Class given by Ana Longoni with the participation of Simón Marchán-Fiz and Marcelo Expósito
This class will look at some of the Avant-Garde practices and ideas that took place in Argentina and other Latin American countries in the concussed 60s and 70s. These practices shared in the radical questioning of art's autonomous statute in their commitment to the dissolution of instituted borders and in their search for entrance into society.
To avoid establishing comparative dimensions with the "new artistic behaviors" of Europe and North America, the class proposes rethinking and discussing certain unavoidable theoretical arguments dealing with the aesthetics and historiography of 20th century Art, showing its limits when it comes time to confront these specific productions. Some of them have been in a recovery process for the last decade as a part of International Conceptualism; an assimilation that can be problematic as it runs the risk of measuring contexts and specific historical processes by homogeneous standards.
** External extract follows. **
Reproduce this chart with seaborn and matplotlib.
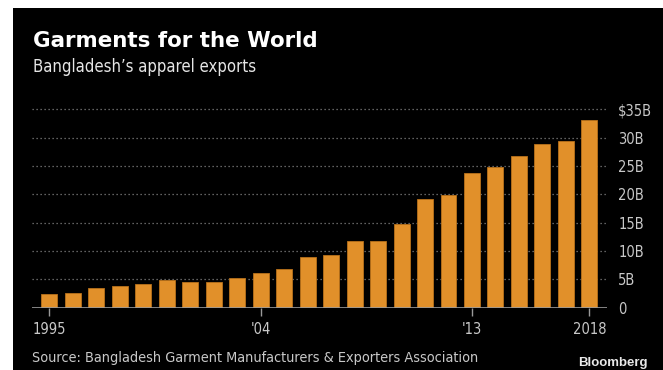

Ana Longoni is a Doctor of the Arts (University of Buenos Aires), writer, researcher, and professor of Media and Culture Theory in the Department of Philosophy and Humanities at the University of Buenos Aires. She directs the research group "Plastic and Leftist Arts in 20th century Argentina." She has published many works, among them the books entitled De los poetas malditos al video-clip (Buenos Aires, Cántaro, 1998), and Del Di Tella a Tucumán Arde (Buenos Aires, El cielo por asalto, 2000), the preliminary study of Oscar Masotta's book Revolución en el arte (Buenos Aires, Edhasa, 2004), and one of the chapters in the anthology Listen, Here, How! Argentine Art of the sixties: Writings of the Avant-Garde, edited by I. Katzenstein (New York, MoMA, 2004).